⟨

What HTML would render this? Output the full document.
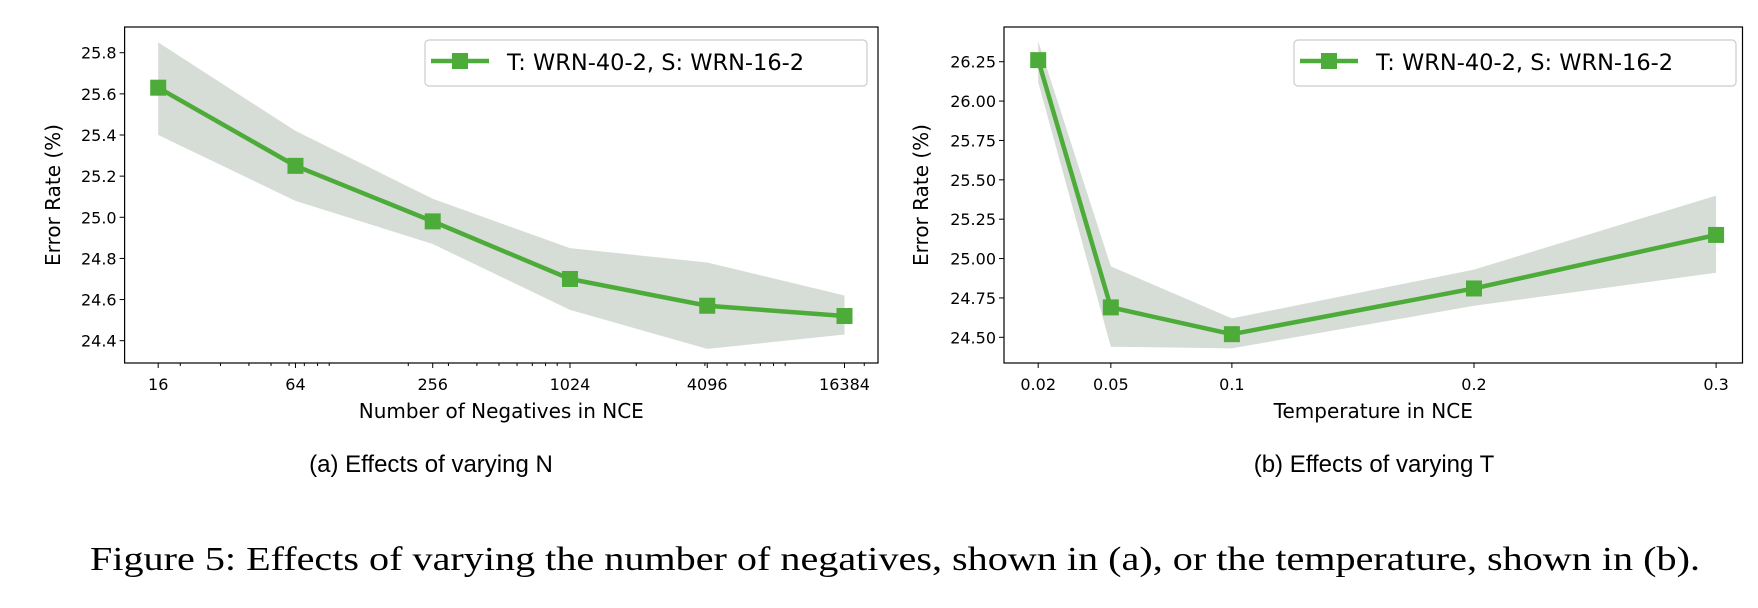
<!DOCTYPE html>
<html><head><meta charset="utf-8"><style>
body{margin:0;background:#fff;}
svg{display:block;}
.tk{font-family:"DejaVu Sans",sans-serif;font-size:16px;fill:#000;}
.al{font-family:"DejaVu Sans",sans-serif;font-size:20px;fill:#000;}
.lg{font-family:"DejaVu Sans",sans-serif;font-size:22.5px;fill:#000;}
.sc{font-family:"Liberation Sans",sans-serif;font-size:24px;fill:#000;}
.cap{font-family:"Liberation Serif","Times New Roman",serif;font-size:34px;fill:#000;}
</style></head><body>
<svg id="fig" width="1758" height="608">
<text class="sc" x="431" y="472" text-anchor="middle">(a) Effects of varying N</text>
<text class="sc" x="1374" y="472" text-anchor="middle">(b) Effects of varying T</text>
<text class="cap" x="90" y="570" textLength="1610" lengthAdjust="spacingAndGlyphs">Figure 5:  Effects of varying the number of negatives, shown in (a), or the temperature, shown in (b).</text>
</svg>
<script>
// Chart A data
const catsA=[16,64,256,1024,4096,16384];
const valsA=[25.63,25.25,24.98,24.70,24.57,24.52];
const upA=[25.85,25.42,25.09,24.85,24.78,24.62];
const loA=[25.40,25.08,24.87,24.55,24.36,24.43];
const yticksA=["24.4","24.6","24.8","25.0","25.2","25.4","25.6","25.8"];
// Chart B data
const catsB=[0.02,0.05,0.1,0.2,0.3];
const valsB=[26.26,24.69,24.52,24.81,25.15];
const upB=[26.38,24.95,24.62,24.93,25.40];
const loB=[26.12,24.44,24.43,24.70,24.91];
const yticksB=["24.50","24.75","25.00","25.25","25.50","25.75","26.00","26.25"];
const xticksB=["0.02","0.05","0.1","0.2","0.3"];

const NS="http://www.w3.org/2000/svg";
const svg=document.getElementById('fig');
function mk(tag,attrs,parent){const e=document.createElementNS(NS,tag);for(const k in attrs)e.setAttribute(k,attrs[k]);(parent||svg).appendChild(e);return e;}

function drawChart(o){
  const g=mk('g',{});
  
  
  const L=o.L,R=o.R,T=27,B=363;
  let pts=o.cats.map((c,i)=>o.sx(c)+','+o.sy(o.up[i]));
  pts=pts.concat(o.cats.map((c,i)=>o.sx(c)+','+o.sy(o.lo[i])).reverse());
  const band=mk('polygon',{points:pts.join(' '),fill:'#d6dcd6'},g);
  
  
  const line=mk('polyline',{points:o.cats.map((c,i)=>o.sx(c)+','+o.sy(o.vals[i])).join(' '),fill:'none',stroke:'#4dab3a','stroke-width':4.5},g);
  
  
  o.cats.forEach((c,i)=>{
    const m=mk('rect',{x:o.sx(c)-8,y:o.sy(o.vals[i])-8,width:16,height:16,fill:'#4dab3a'},g);
    
    
  });
  const fr=mk('rect',{x:L,y:T,width:R-L,height:B-T,fill:'none',stroke:'#000','stroke-width':1.2},g);
  
  
  o.yticks.forEach(t=>{
    const y=o.sy(parseFloat(t));
    mk('line',{x1:L-5,x2:L,y1:y,y2:y,stroke:'#000'},g);
    const tx=mk('text',{x:L-8,y:y+6,'text-anchor':'end',class:'tk'},g);
    tx.textContent=t;
    
    
  });
  o.xticks.forEach((t,i)=>{
    const x=o.sx(o.cats[i]);
    mk('line',{x1:x,x2:x,y1:B,y2:B+5,stroke:'#000'},g);
    const tx=mk('text',{x:x,y:B+27,'text-anchor':'middle',class:'tk'},g);
    tx.textContent=t;
    
    
  });
  (o.minor||[]).forEach(v=>{const x=o.sx(v);if(x>L&&x<R)mk('line',{x1:x,x2:x,y1:B,y2:B+3,stroke:'#000'},g);});
  const yl=mk('text',{x:0,y:0,transform:`translate(${o.ylx},${(T+B)/2}) rotate(-90)`,'text-anchor':'middle',class:'al'},g);
  yl.textContent='Error Rate (%)';
  
  
  const xl=mk('text',{x:(L+R)/2,y:418,'text-anchor':'middle',class:'al'},g);
  xl.textContent=o.xlabel;
  
  
  const lg=mk('g',{},g);
  
  
  mk('rect',{x:o.lgx,y:40,width:442,height:46,rx:4,fill:'#fff',stroke:'#ccc','stroke-width':1.2},lg);
  mk('line',{x1:o.lgx+6,x2:o.lgx+64,y1:61,y2:61,stroke:'#4dab3a','stroke-width':4.5},lg);
  mk('rect',{x:o.lgx+27,y:53,width:16,height:16,fill:'#4dab3a'},lg);
  const lt=mk('text',{x:o.lgx+82,y:70,class:'lg'},lg);
  lt.textContent='T: WRN-40-2, S: WRN-16-2';
  
  
}
const sxA=v=>158.2+(Math.log2(v)-4)/10*(844.5-158.2);
const syA=v=>340.7-(v-24.4)/0.2*41.14;
const minor=[];
for(let p=1;p<=4;p++)for(let k=2;k<=9;k++)minor.push(k*Math.pow(10,p));
drawChart({name:'chart-a',L:124.6,R:878,sx:sxA,sy:syA,cats:catsA,vals:valsA,up:upA,lo:loA,yticks:yticksA,xticks:catsA.map(String),minor:minor,ylx:60,xlabel:'Number of Negatives in NCE',lgx:425});
const sxB=v=>1038.2+(v-0.02)/0.28*(1716.1-1038.2);
const syB=v=>337.3-(v-24.5)/0.25*39.37;
drawChart({name:'chart-b',L:1004,R:1742.5,sx:sxB,sy:syB,cats:catsB,vals:valsB,up:upB,lo:loB,yticks:yticksB,xticks:xticksB,ylx:928,xlabel:'Temperature in NCE',lgx:1294});
</script>
</body></html>
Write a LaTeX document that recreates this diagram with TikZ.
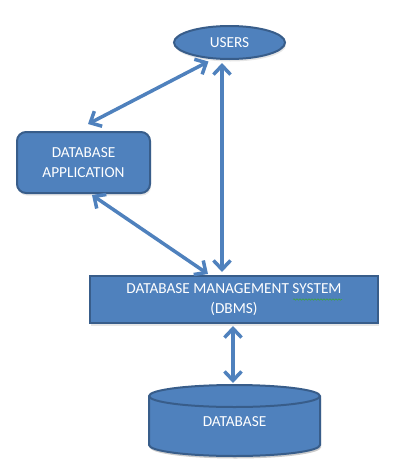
\documentclass[tikz,border=0pt]{standalone}
\usepackage{fontspec}
\setmainfont{Carlito}
\usetikzlibrary{arrows.meta,shapes.geometric,shadows,decorations.pathmorphing}
\definecolor{ofblue}{HTML}{4F81BD}
\definecolor{ofline}{HTML}{385D8A}
\definecolor{spellgreen}{HTML}{3FA33F}
\tikzset{
  box/.style={fill=ofblue, draw=ofline, line width=2pt, text=white,
    font=\fontsize{15.3}{20.5}\selectfont, align=center, inner sep=0pt,
    drop shadow={opacity=0.2, shadow xshift=1pt, shadow yshift=-2.5pt}},
  arr/.style={draw=ofblue, line width=3.5pt,
    {Straight Barb[length=9pt,width=17pt]}-{Straight Barb[length=9pt,width=17pt]}},
  lbl/.style={text=white, font=\fontsize{15.3}{20.5}\selectfont, align=center, inner sep=0pt}
}
\begin{document}
\begin{tikzpicture}[x=1pt,y=-1pt]
\useasboundingbox (0,0) rectangle (411,469);
% USERS
\node[box, ellipse, minimum width=111pt, minimum height=33pt] (users) at (229.5,42.5) {USERS};
% DATABASE APPLICATION
\node[box, rounded corners=9pt, minimum width=133pt, minimum height=61pt] (app) at (83.5,162.5) {DATABASE\\APPLICATION};
% DBMS
\node[box, minimum width=288pt, minimum height=47pt] (dbms) at (234,299.5) {DATABASE MANAGEMENT SYSTEM\\(DBMS)};
% spell-check underline
\draw[spellgreen, line width=0.6pt, decorate, decoration={snake, amplitude=0.7pt, segment length=3pt}] (293,299.5) -- (342,299.5);
% DATABASE cylinder
\fill[black, opacity=0.2] (150,398.5) -- (150,447.5) arc[start angle=180, end angle=360, x radius=85.5pt, y radius=11pt]
  -- (321,398.5) arc[start angle=0, end angle=180, x radius=85.5pt, y radius=11pt] -- cycle;
\filldraw[fill=ofblue, draw=ofline, line width=2pt]
  (149,396) -- (149,445) arc[start angle=180, end angle=360, x radius=85.5pt, y radius=11pt]
  -- (320,396) arc[start angle=0, end angle=180, x radius=85.5pt, y radius=11pt] -- cycle;
\draw[ofline, line width=2pt] (149,396) arc[start angle=180, end angle=360, x radius=85.5pt, y radius=11pt];
\node[lbl] (db) at (234.5,422) {DATABASE};
\coordinate (dbtop) at (233,383);
% connectors
\draw[arr] ([xshift=-21pt,yshift=-1.5pt]users.south) -- ([xshift=4.5pt,yshift=7pt]app.north);
\draw[arr] ([xshift=-7.5pt,yshift=-3pt]users.south) -- ([xshift=-12pt,yshift=3pt]dbms.north);
\draw[arr] ([xshift=8.5pt,yshift=-1pt]app.south) -- ([xshift=-26pt,yshift=1pt]dbms.north);
\draw[arr] ([xshift=-1pt,yshift=-2pt]dbms.south) -- (dbtop);
\end{tikzpicture}
\end{document}
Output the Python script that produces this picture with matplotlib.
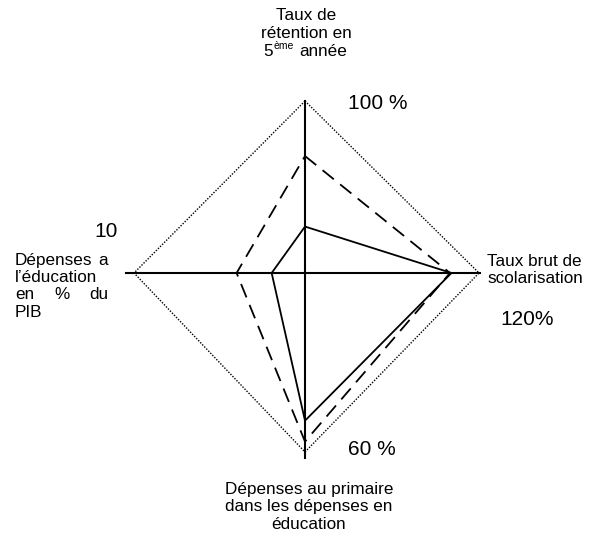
import numpy as np
import matplotlib
matplotlib.use('Agg')
import matplotlib.pyplot as plt

plt.rcParams['font.family'] = ['Liberation Sans', 'DejaVu Sans']

# axes order: top, right, bottom, left
axis_max = [100, 120, 60, 10]
axis_max_labels = ['100 %', '120%', '60 %', '10']
pays_a = [27, 101, 49.5, 1.95]     # solid line
pays_b = [68, 100, 56.5, 4.0]      # dashed line

# geometry of the diamond (pixel space)
cx, cy = 305, 273
reach = [172, 174, 179, 171]
dirs = [(0, -1), (1, 0), (0, 1), (-1, 0)]


def to_xy(vals):
    xs, ys = [], []
    for v, m, r, (dx, dy) in zip(vals, axis_max, reach, dirs):
        f = v / m
        xs.append(cx + dx * f * r)
        ys.append(cy + dy * f * r)
    return xs + xs[:1], ys + ys[:1]


fig = plt.figure(figsize=(5.96, 5.40), dpi=100)
ax = fig.add_axes([0, 0, 1, 1])
ax.set_xlim(0, 596)
ax.set_ylim(540, 0)
ax.axis('off')

# outer dotted diamond
ox, oy = to_xy(axis_max)
ax.plot(ox, oy, color='black', lw=1.0, linestyle=(0, (1, 1.1)))

# axes
ax.plot([cx, cx], [101, 458], color='black', lw=1.5)
ax.plot([126, 480], [cy, cy], color='black', lw=1.5)

# series
x, y = to_xy(pays_a)
ax.plot(x, y, color='black', lw=1.3)
x, y = to_xy(pays_b)
ax.plot(x, y, color='black', lw=1.3, linestyle=(0, (8, 4.5)))

fs = 12.3
nfs = 15

# top label
ax.text(306, 20, 'Taux de', ha='center', va='baseline', fontsize=fs)
ax.text(306, 38, 'rétention en', ha='center', va='baseline', fontsize=fs)
ax.text(273, 56, '5', ha='right', va='baseline', fontsize=fs)
ax.text(273, 49, 'ème', ha='left', va='baseline', fontsize=7.5)
ax.text(299, 56, 'année', ha='left', va='baseline', fontsize=fs)

# right label
ax.text(487, 266, 'Taux brut de', ha='left', va='baseline', fontsize=fs)
ax.text(487, 283, 'scolarisation', ha='left', va='baseline', fontsize=fs)

# bottom label
ax.text(309, 494, 'Dépenses au primaire', ha='center', va='baseline', fontsize=fs)
ax.text(309, 511, 'dans les dépenses en', ha='center', va='baseline', fontsize=fs)
ax.text(309, 529, 'éducation', ha='center', va='baseline', fontsize=fs)

# left label (justified)
ax.text(15, 265, 'Dépenses', ha='left', va='baseline', fontsize=fs)
ax.text(108, 265, 'a', ha='right', va='baseline', fontsize=fs)
ax.text(15, 282, 'l\u2019éducation', ha='left', va='baseline', fontsize=fs)
ax.text(15, 299, 'en', ha='left', va='baseline', fontsize=fs)
ax.text(62, 299, '%', ha='center', va='baseline', fontsize=fs)
ax.text(108, 299, 'du', ha='right', va='baseline', fontsize=fs)
ax.text(15, 317, 'PIB', ha='left', va='baseline', fontsize=fs)

# max value labels
ax.text(348, 109, axis_max_labels[0], ha='left', va='baseline', fontsize=nfs)
ax.text(500, 325, axis_max_labels[1], ha='left', va='baseline', fontsize=nfs)
ax.text(348, 455, axis_max_labels[2], ha='left', va='baseline', fontsize=nfs)
ax.text(118, 237, axis_max_labels[3], ha='right', va='baseline', fontsize=nfs)

fig.savefig('out.png', dpi=100)
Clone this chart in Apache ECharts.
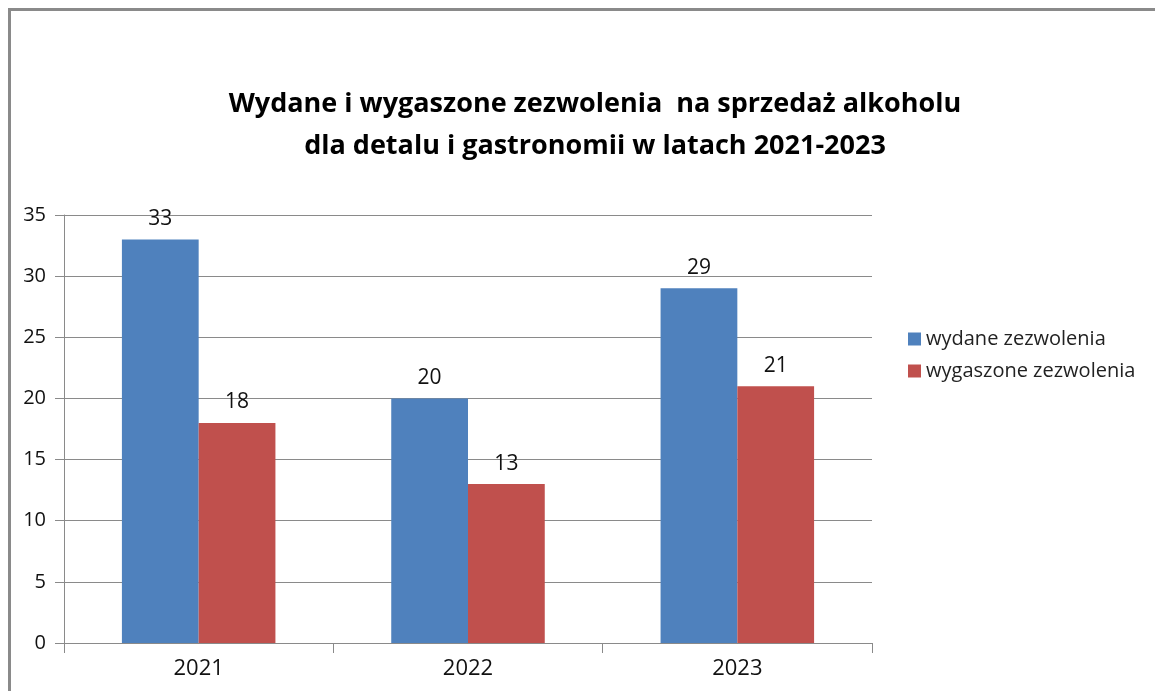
<!DOCTYPE html>
<html>
<head>
<meta charset="utf-8">
<script src="https://cdn.jsdelivr.net/npm/echarts@6/dist/echarts.min.js"></script>
<style>
  html, body { margin: 0; padding: 0; background: #fff; }
  #chart { width: 1155px; height: 691px; }
</style>
</head>
<body>
<div id="chart"></div>
<script>
// dane z wykresu
const years = ["2021", "2022", "2023"];
const wydane = [33, 20, 29];
const wygaszone = [18, 13, 21];
const seriesNames = ["wydane zezwolenia", "wygaszone zezwolenia"];

const chart = echarts.init(document.getElementById("chart"));
const fontFamily = "'Open Sans', 'Noto Sans', sans-serif";

const labelStyle = {
  show: true,
  position: "top",
  distance: 10,
  color: "#111",
  fontSize: 21,
  fontFamily: fontFamily,
};

chart.setOption({
  animation: false,
  textStyle: { fontFamily: fontFamily },
  // ramka wokół wykresu
  graphic: [
    {
      type: "rect",
      shape: { x: 9.5, y: 9.5, width: 1300, height: 900 },
      style: { fill: null, stroke: "#8a8a8a", lineWidth: 3 },
    },
  ],
  title: {
    text: "Wydane i wygaszone zezwolenia  na sprzedaż alkoholu\ndla detalu i gastronomii w latach 2021-2023",
    left: 590,
    textAlign: "center",
    top: 78,
    textStyle: {
      fontSize: 27,
      fontWeight: "bold",
      color: "#000",
      lineHeight: 42,
      fontFamily: fontFamily,
    },
  },
  legend: {
    orient: "vertical",
    left: 903,
    top: 324,
    itemWidth: 13,
    itemHeight: 13,
    itemGap: 12,
    icon: "rect",
    textStyle: { fontSize: 20, color: "#222", fontFamily: fontFamily },
    data: seriesNames,
  },
  grid: { left: 64, right: 283, top: 215, bottom: 48 },
  xAxis: {
    type: "category",
    data: years,
    axisLine: { lineStyle: { color: "#8a8a8a", width: 1 } },
    axisTick: { show: true, length: 10, lineStyle: { color: "#8a8a8a" } },
    axisLabel: { fontSize: 22, color: "#111", margin: 15 },
  },
  yAxis: {
    type: "value",
    min: 0,
    max: 35,
    interval: 5,
    axisLine: { show: true, lineStyle: { color: "#8a8a8a" } },
    axisTick: { show: true, length: 9, lineStyle: { color: "#8a8a8a" } },
    axisLabel: { fontSize: 20, color: "#111", margin: 18 },
    splitLine: { lineStyle: { color: "#8a8a8a", width: 1 } },
  },
  series: [
    {
      name: seriesNames[0],
      type: "bar",
      data: wydane,
      barGap: "0%",
      barCategoryGap: "43%",
      itemStyle: { color: "#4F81BD" },
      label: labelStyle,
    },
    {
      name: seriesNames[1],
      type: "bar",
      data: wygaszone,
      itemStyle: { color: "#C0504D" },
      label: labelStyle,
    },
  ],
});
</script>
</body>
</html>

⟩

OBJECTIVE :: Go to the line that contains "Output the Python" and copy from there down to the line that contains "ax.plot(ox, oy, color='black', lw=1.0, linestyle=(0, (1, 1.1)))", with both lines included. Pass over the pictures.

FINAL ANSWER ::
Output the Python script that produces this picture with matplotlib.
import numpy as np
import matplotlib
matplotlib.use('Agg')
import matplotlib.pyplot as plt

plt.rcParams['font.family'] = ['Liberation Sans', 'DejaVu Sans']

# axes order: top, right, bottom, left
axis_max = [100, 120, 60, 10]
axis_max_labels = ['100 %', '120%', '60 %', '10']
pays_a = [27, 101, 49.5, 1.95]     # solid line
pays_b = [68, 100, 56.5, 4.0]      # dashed line

# geometry of the diamond (pixel space)
cx, cy = 305, 273
reach = [172, 174, 179, 171]
dirs = [(0, -1), (1, 0), (0, 1), (-1, 0)]


def to_xy(vals):
    xs, ys = [], []
    for v, m, r, (dx, dy) in zip(vals, axis_max, reach, dirs):
        f = v / m
        xs.append(cx + dx * f * r)
        ys.append(cy + dy * f * r)
    return xs + xs[:1], ys + ys[:1]


fig = plt.figure(figsize=(5.96, 5.40), dpi=100)
ax = fig.add_axes([0, 0, 1, 1])
ax.set_xlim(0, 596)
ax.set_ylim(540, 0)
ax.axis('off')

# outer dotted diamond
ox, oy = to_xy(axis_max)
ax.plot(ox, oy, color='black', lw=1.0, linestyle=(0, (1, 1.1)))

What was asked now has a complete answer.